Akademik Veri Yönetim Sistemi
ENVIRONMENTAL TECHNOLOGY & INNOVATION, cilt.41, 2026 (SCI-Expanded, Scopus)
Biobutanol is a promising biofuel alternative that addresses the energy crisis and reduces the environmental impact of fossil fuels. This study investigates the metabolic potential of Bacillus anthracis 3B1, isolated from rice cultivated under the system of rice intensification (SRI). As a facultative anaerobe, Bacillus anthracis 3B1 may offer greater metabolic flexibility and higher tolerance to butanol compared to strictly anaerobic Clostridium. Further gene annotation revealed that the genome of B. anthracis 3B1 lacks virulence genes such as pag, cya, and lef, indicating that the strain is non-virulent. The study integrates descriptive, exploratory, and experimental approaches by combining whole genome sequencing with the screening of various fermentation factors to optimize biobutanol yields and fermentation efficiency, supporting its application in sustainable bioenergy solutions. Functional genome analysis revealed key genes and enzymes involved in butanol biosynthesis. Annotation using the Rapid Annotations using Subsystems Technology (RAST) platform identified a butanol biosynthesis subsystem.

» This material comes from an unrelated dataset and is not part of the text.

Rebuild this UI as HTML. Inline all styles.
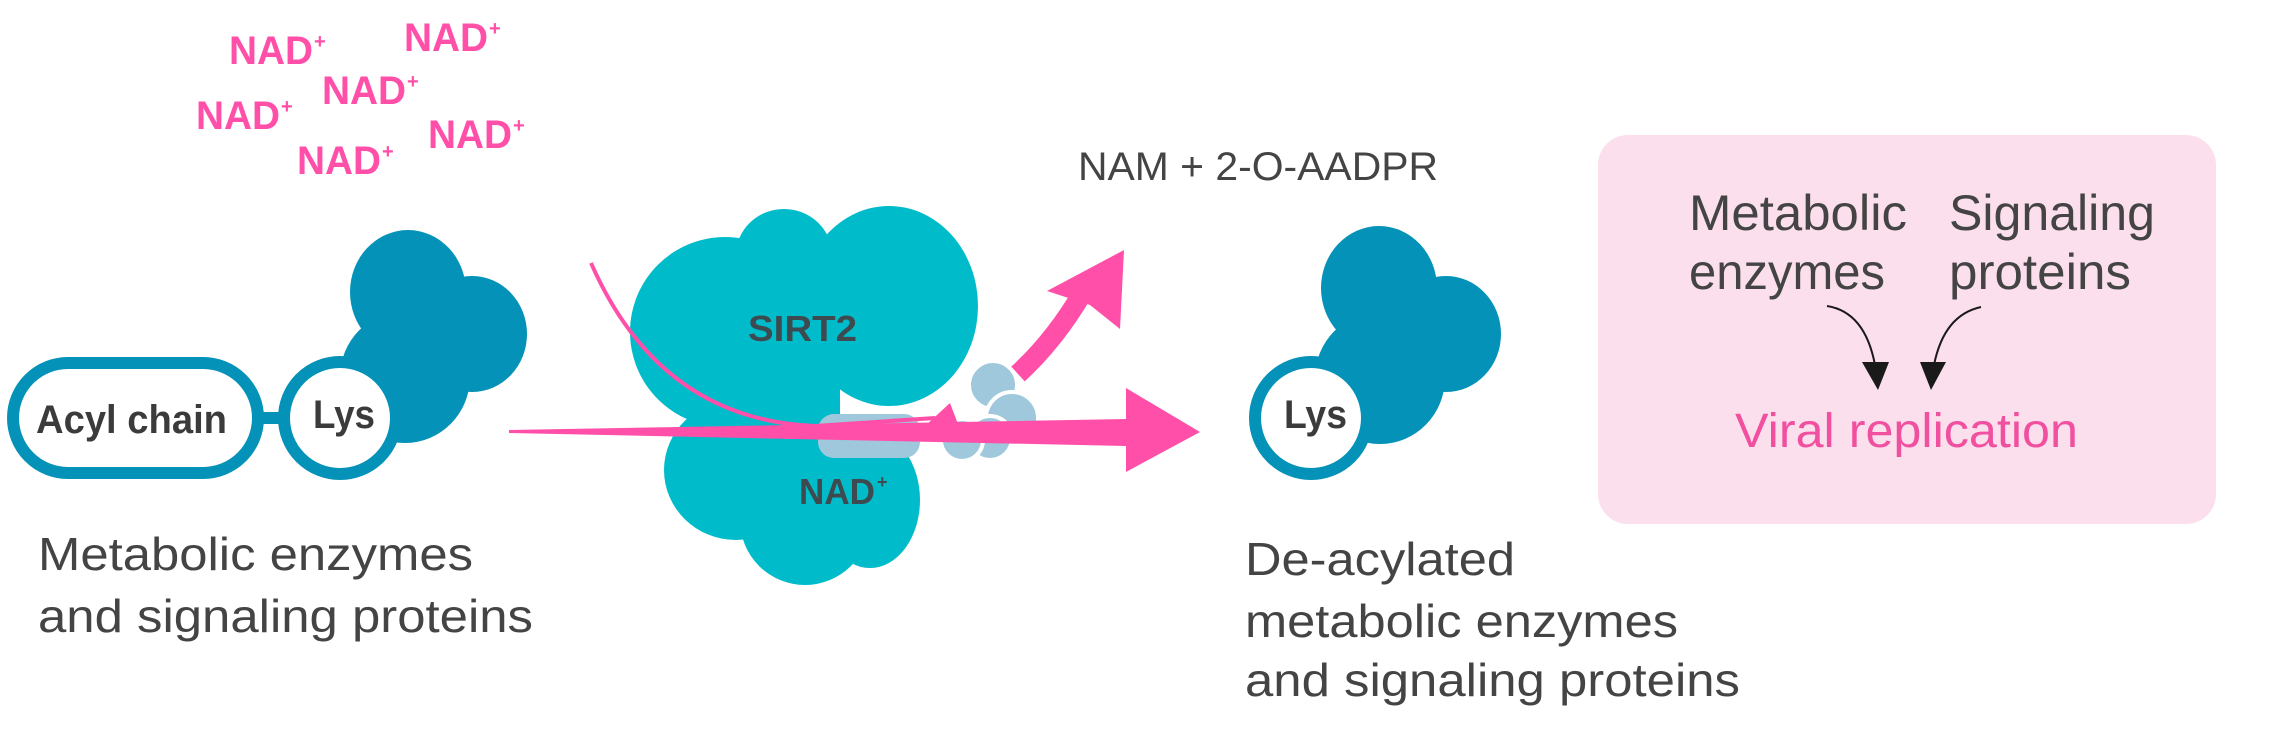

Further functional annotation through Clusters of Orthologous Groups (COG), Gene Ontology (GO), and the Kyoto Encyclopedia of Genes and Genomes (KEGG) via eggNOG-mapper indicated the presence of genes encoding butanol-related enzymes, although KEGG analysis suggested an incomplete pathway. Despite these genomic indicators, no butanol was detected under the tested fermentation conditions. However, the strain produced metabolites such as propanol, ethanol, acetoin, carbon dioxide, and acetic acid. Fermentation experiments showed up to 72.57 % glucose consumption and a 0.5 pH drop, indicating active metabolism. These findings suggest that optimizing fermentation or metabolic engineering may be needed to realize B. anthracis 3B1 butanol potential.